Products containing CBD and hemp-derived THC, including delta-8 and delta-10 THC, are already sold in CBD and tobacco shops across Minnesota. But the new law will bring those products out of a regulatory gray zone, giving the industry both legitimacy and rules to follow.

"It's really good for retailers, because it provides [legal] certainty, and also for consumers, because you have safety mechanisms in place," cannabis attorney Susan Burns told the Tribune.

In addition to the age restrictions and 5-mg THC limit per serving, the law establishes the following:

  • 50 mg per-package limit on hemp-derived THC

  • Testing standards that ensure products contain no more than trace amounts of mold, heavy metals, pesticides, fertilizers or solvents

  • Requirements for child-safe packaging

  • Labeling standards to ensure cannabinoid content is clearly marked and the package doesn’t appeal to children

"It's a big win for the industry, and I believe we're doing it in a responsible way," Steven Brown, founder of the Minnesota Cannabis Association and co-founder of Nothing But Hemp, told the Tribune.

"It's a big win for the industry, and I believe we're doing it in a responsible way.”

— Steven Brown, founder of the Minnesota Cannabis Association and co-founder of Nothing But Hemp, as quoted in the Star Tribune

“This is going to allow us to make the products that people want,” Brown told MJBizDaily.
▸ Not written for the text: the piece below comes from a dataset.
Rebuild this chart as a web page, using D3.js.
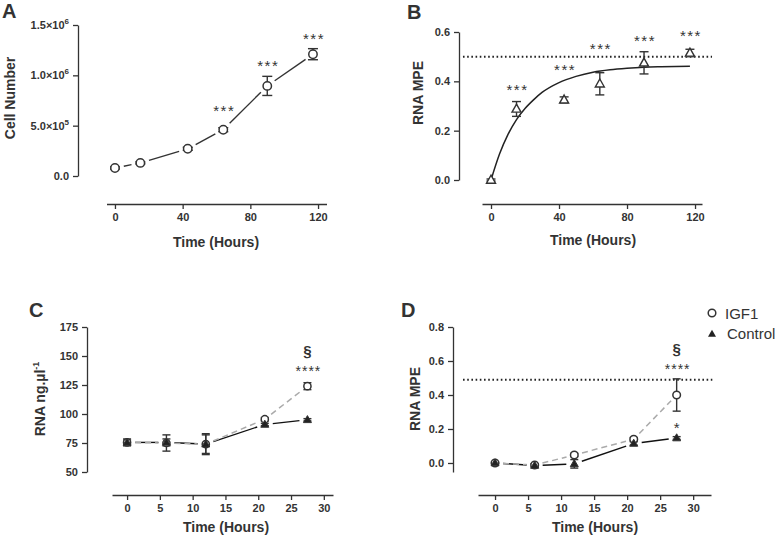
<!DOCTYPE html>
<html><head><meta charset="utf-8">
<script src="https://cdn.jsdelivr.net/npm/d3@7"></script>
<style>
body{margin:0;background:#fff;}
text{font-family:"Liberation Sans",Arial,sans-serif;fill:#333;}
</style></head>
<body><svg id="c" width="777" height="540"></svg>
<script>
// ---------- DATA ----------
// Panel A: cell number
const timeA = [0, 15, 43, 64, 90, 117];
const cellNumber = [80000, 130000, 270000, 460000, 895000, 1210000];
const cellErr = [10000, 10000, 15000, 20000, 95000, 55000];
const starsA = ["", "", "", "***", "***", "***"];
const starLevelA = [0, 0, 0, 675000, 1122000, 1390000];
const yTicksA = [0, 500000, 1000000, 1500000];
const yTickLabelsA = [["0.0", ""], ["5.0×10", "5"], ["1.0×10", "6"], ["1.5×10", "6"]];
const xTicksAB = [0, 40, 80, 120];

// Panel B: RNA MPE time course
const timeB = [0, 15, 43, 64, 90, 117];
const mpeB = [0, 0.288, 0.325, 0.39, 0.475, 0.515];
const mpeBErr = [0.004, 0.03, 0.012, 0.045, 0.045, 0.015];
const starsB = ["", "***", "***", "***", "***", "***"];
const starLevelB = [0, 0.377, 0.458, 0.543, 0.576, 0.596];
const fitTimeB = [0, 5, 10, 15, 20, 25, 30, 40, 50, 60, 70, 80, 90, 100, 117];
const fitMpeB = [0, 0.105, 0.185, 0.245, 0.29, 0.325, 0.355, 0.395, 0.42, 0.437, 0.447, 0.453, 0.457, 0.459, 0.461];
const plateauB = 0.5;
const yTicksB = [0, 0.2, 0.4, 0.6];

// Panels C & D
const timeCD = [0, 6, 12, 21, 27.5];
const rnaIGF1 = [75.5, 75, 74, 95.5, 124];
const rnaIGF1Err = [3, 7, 9, 1.5, 3];
const rnaControl = [75.5, 75.5, 74, 91, 95];
const rnaControlErr = [2, 3, 8, 1, 1];
const yTicksC = [50, 75, 100, 125, 150, 175];
const mpeIGF1 = [0, -0.012, 0.047, 0.14, 0.40];
const mpeIGF1Err = [0.004, 0.008, 0.01, 0.01, 0.095];
const mpeControl = [0, -0.015, -0.005, 0.115, 0.147];
const mpeControlErr = [0.004, 0.01, 0.025, 0.01, 0.008];
const plateauD = 0.49;
const yTicksD = [0, 0.2, 0.4, 0.6, 0.8];
const xTicksCD = [0, 5, 10, 15, 20, 25, 30];
const seriesNames = ["IGF1", "Control"];

// ---------- DRAW ----------
const svg = d3.select("#c");
const INK = "#333";

function styleAxis(g) {
  g.selectAll("path,line").attr("stroke", INK).attr("stroke-width", 1.3);
  g.selectAll("text").attr("font-size", 11).attr("font-weight", "bold").attr("fill", INK);
}
function drawAxes(x, y, xAxisY, yAxisX, xTicks, yTicks, yFmt) {
  const gx = svg.append("g").attr("transform", `translate(0,${xAxisY})`)
    .call(d3.axisBottom(x).tickValues(xTicks).tickSize(5).tickSizeOuter(0).tickPadding(4).tickFormat(d3.format("d")));
  styleAxis(gx);
  const gy = svg.append("g").attr("transform", `translate(${yAxisX},0)`)
    .call(d3.axisLeft(y).tickValues(yTicks).tickSize(5).tickSizeOuter(0).tickPadding(4).tickFormat(yFmt));
  styleAxis(gy);
  return gy;
}
function gapLine(x, y, xs, ys, gap, stroke, dash, width) {
  for (let i = 0; i < xs.length - 1; i++) {
    const x0 = x(xs[i]), y0 = y(ys[i]), x1 = x(xs[i+1]), y1 = y(ys[i+1]);
    const dx = x1 - x0, dy = y1 - y0, L = Math.hypot(dx, dy);
    if (L <= 2 * gap) continue;
    const ux = dx / L, uy = dy / L;
    svg.append("line")
      .attr("x1", x0 + ux * gap).attr("y1", y0 + uy * gap)
      .attr("x2", x1 - ux * gap).attr("y2", y1 - uy * gap)
      .attr("stroke", stroke).attr("stroke-width", width || 1.4)
      .attr("stroke-dasharray", dash || null);
  }
}
function errBars(x, y, xs, ys, es, cap) {
  xs.forEach((t, i) => {
    const cx = x(t), top = y(ys[i] + es[i]), bot = y(ys[i] - es[i]);
    const g = svg.append("g").attr("stroke", INK).attr("stroke-width", 1.4);
    g.append("line").attr("x1", cx).attr("x2", cx).attr("y1", top).attr("y2", bot);
    g.append("line").attr("x1", cx - cap).attr("x2", cx + cap).attr("y1", top).attr("y2", top);
    g.append("line").attr("x1", cx - cap).attr("x2", cx + cap).attr("y1", bot).attr("y2", bot);
  });
}
function circles(x, y, xs, ys, r) {
  xs.forEach((t, i) => svg.append("circle").attr("cx", x(t)).attr("cy", y(ys[i])).attr("r", r)
    .attr("fill", "#fff").attr("stroke", INK).attr("stroke-width", 1.5));
}
function triPath(cx, cy, w, h) {
  return `M${cx},${cy - h*0.6}L${cx + w/2},${cy + h*0.4}L${cx - w/2},${cy + h*0.4}Z`;
}
function triangles(x, y, xs, ys, w, h, filled) {
  xs.forEach((t, i) => svg.append("path").attr("d", triPath(x(t), y(ys[i]), w, h))
    .attr("fill", filled ? "#222" : "#fff").attr("stroke", INK).attr("stroke-width", filled ? 1 : 1.4));
}
// stars centred vertically on the given data level
function stars(x, y, xs, levels, labels) {
  xs.forEach((t, i) => {
    if (!labels[i]) return;
    svg.append("text").attr("x", x(t) + 1).attr("y", y(levels[i]) + 8)
      .attr("text-anchor", "middle").attr("font-size", 15).attr("letter-spacing", 1.5)
      .text(labels[i]);
  });
}
function title(txt, x, y, rot, size) {
  const t = svg.append("text").attr("font-weight", "bold").attr("font-size", size || 14)
    .attr("text-anchor", "middle");
  if (rot) t.attr("transform", `translate(${x},${y}) rotate(-90)`); else t.attr("x", x).attr("y", y);
  t.text(txt);
  return t;
}
function panelLabel(txt, x, y) {
  svg.append("text").attr("x", x).attr("y", y).attr("font-size", 20).attr("font-weight", "bold").text(txt);
}
function sigMarks(x, t, sectY, starY) {
  svg.append("text").attr("x", x(t) + 1).attr("y", starY).attr("text-anchor", "middle")
    .attr("font-size", 14).attr("letter-spacing", 1).text("****");
  svg.append("text").attr("x", x(t)).attr("y", sectY).attr("text-anchor", "middle")
    .attr("font-size", 15).attr("font-weight", "bold").text("§");
}

// ---- Panel A ----
{
  const x = d3.scaleLinear().domain([-5, 125]).range([106.5, 326.5]);
  const y = d3.scaleLinear().domain([0, 1500000]).range([176, 25]);
  const gy = drawAxes(x, y, 204, 78, xTicksAB, yTicksA, () => "");
  gy.selectAll(".tick").each(function(d, i) {
    const lab = yTickLabelsA[i];
    const t = d3.select(this).append("text").attr("x", -9).attr("dy", "0.32em")
      .attr("text-anchor", "end").attr("font-size", 11).attr("font-weight", "bold").attr("fill", INK);
    t.append("tspan").text(lab[0]);
    if (lab[1]) t.append("tspan").attr("dy", -5).attr("font-size", 8).text(lab[1]);
  });
  gapLine(x, y, timeA, cellNumber, 9, INK);
  errBars(x, y, timeA, cellNumber, cellErr, 5);
  circles(x, y, timeA, cellNumber, 4.2);
  stars(x, y, timeA, starLevelA, starsA);
  title("Cell Number", 15, 98, true, 14);
  title("Time (Hours)", 216, 247, false, 14);
  panelLabel("A", 2, 18);
}

// ---- Panel B ----
{
  const x = d3.scaleLinear().domain([-5.3, 124.1]).range([482, 702]);
  const y = d3.scaleLinear().domain([0, 0.6]).range([180, 32]);
  drawAxes(x, y, 204, 459, xTicksAB, yTicksB, d3.format(".1f"));
  svg.append("line").attr("x1", x(-16.5)).attr("x2", x(130)).attr("y1", y(plateauB)).attr("y2", y(plateauB))
    .attr("stroke", "#222").attr("stroke-width", 2).attr("stroke-dasharray", "1.6,2.6");
  svg.append("path").datum(fitTimeB.map((t, i) => [t, fitMpeB[i]]))
    .attr("d", d3.line().x(d => x(d[0])).y(d => y(d[1])).curve(d3.curveMonotoneX))
    .attr("fill", "none").attr("stroke", "#222").attr("stroke-width", 1.5);
  errBars(x, y, timeB, mpeB, mpeBErr, 4.5);
  triangles(x, y, timeB, mpeB, 9, 8, false);
  stars(x, y, timeB, starLevelB, starsB);
  title("RNA MPE", 423, 93, true, 14);
  title("Time (Hours)", 593, 245, false, 14);
  panelLabel("B", 407, 19);
}

// ---- Panel C ----
{
  const x = d3.scaleLinear().domain([-2.3, 31.4]).range([112, 333]);
  const y = d3.scaleLinear().domain([50, 175]).range([472, 327]);
  drawAxes(x, y, 495, 87, xTicksCD, yTicksC, d3.format("d"));
  gapLine(x, y, timeCD, rnaControl, 8, "#111");
  gapLine(x, y, timeCD, rnaIGF1, 8, "#aaa", "6,4", 1.5);
  errBars(x, y, timeCD, rnaControl, rnaControlErr, 4);
  errBars(x, y, timeCD, rnaIGF1, rnaIGF1Err, 4);
  circles(x, y, timeCD, rnaIGF1, 3.6);
  triangles(x, y, timeCD, rnaControl, 8, 7, true);
  sigMarks(x, timeCD[timeCD.length - 1], 356, 376);
  const tC = title("", 45, 399, true, 14);
  tC.append("tspan").text("RNA ng.µl");
  tC.append("tspan").attr("dy", -6).attr("font-size", 9).text("-1");
  title("Time (Hours)", 226, 532, false, 14);
  panelLabel("C", 29, 317);
}

// ---- Panel D ----
{
  const x = d3.scaleLinear().domain([-2.58, 32.7]).range([478, 711]);
  const y = d3.scaleLinear().domain([-0.053, 0.8]).range([472, 327]);
  drawAxes(x, y, 495, 453, xTicksCD, yTicksD, d3.format(".1f"));
  svg.append("line").attr("x1", x(-4.85)).attr("x2", x(32.9)).attr("y1", y(plateauD)).attr("y2", y(plateauD))
    .attr("stroke", "#222").attr("stroke-width", 2).attr("stroke-dasharray", "1.6,2.6");
  gapLine(x, y, timeCD, mpeControl, 8, "#111");
  gapLine(x, y, timeCD, mpeIGF1, 8, "#aaa", "6,4", 1.5);
  errBars(x, y, timeCD, mpeControl, mpeControlErr, 4);
  errBars(x, y, timeCD, mpeIGF1, mpeIGF1Err, 4);
  circles(x, y, timeCD, mpeIGF1, 3.8);
  triangles(x, y, timeCD, mpeControl, 8, 7, true);
  const last = timeCD.length - 1;
  sigMarks(x, timeCD[last], 354, 374);
  svg.append("text").attr("x", x(timeCD[last])).attr("y", 433).attr("text-anchor", "middle")
    .attr("font-size", 15).text("*");
  title("RNA MPE", 420, 399, true, 14);
  title("Time (Hours)", 595, 532, false, 14);
  panelLabel("D", 401, 317);

  // legend
  svg.append("circle").attr("cx", 712).attr("cy", 313).attr("r", 3.8)
    .attr("fill", "#fff").attr("stroke", INK).attr("stroke-width", 1.5);
  svg.append("path").attr("d", triPath(712, 334, 8, 7)).attr("fill", "#222");
  svg.append("text").attr("x", 725).attr("y", 319).attr("font-size", 15).text(seriesNames[0]);
  svg.append("text").attr("x", 727).attr("y", 339).attr("font-size", 15).text(seriesNames[1]);
}
</script></body></html>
The legislation clarifies the state's position on hemp extracts including CBD after a 2021 appeals court ruling that suggested hemp-derived liquids might be deemed illegal if they contained even trace amounts of THC.

The new rules will, however, restrict smokable forms of hemp-derived THC such as delta-8 vapes. In products that aren’t food, the 0.3 percent limit on THC will be extended beyond delta-9 THC to any form of tetrahydrocannabinol.

“That will cause a major inventory shake-up at smoke shops accustomed to selling highly concentrated delta-8 products — a profitable and fast-growing market,” Brooks Johnson wrote for the Tribune.

A proposed measure to legalize cannabis for recreational adult-use did not advance through Minnesota’s GOP-controlled Senate this session, reports Marijuana Moment.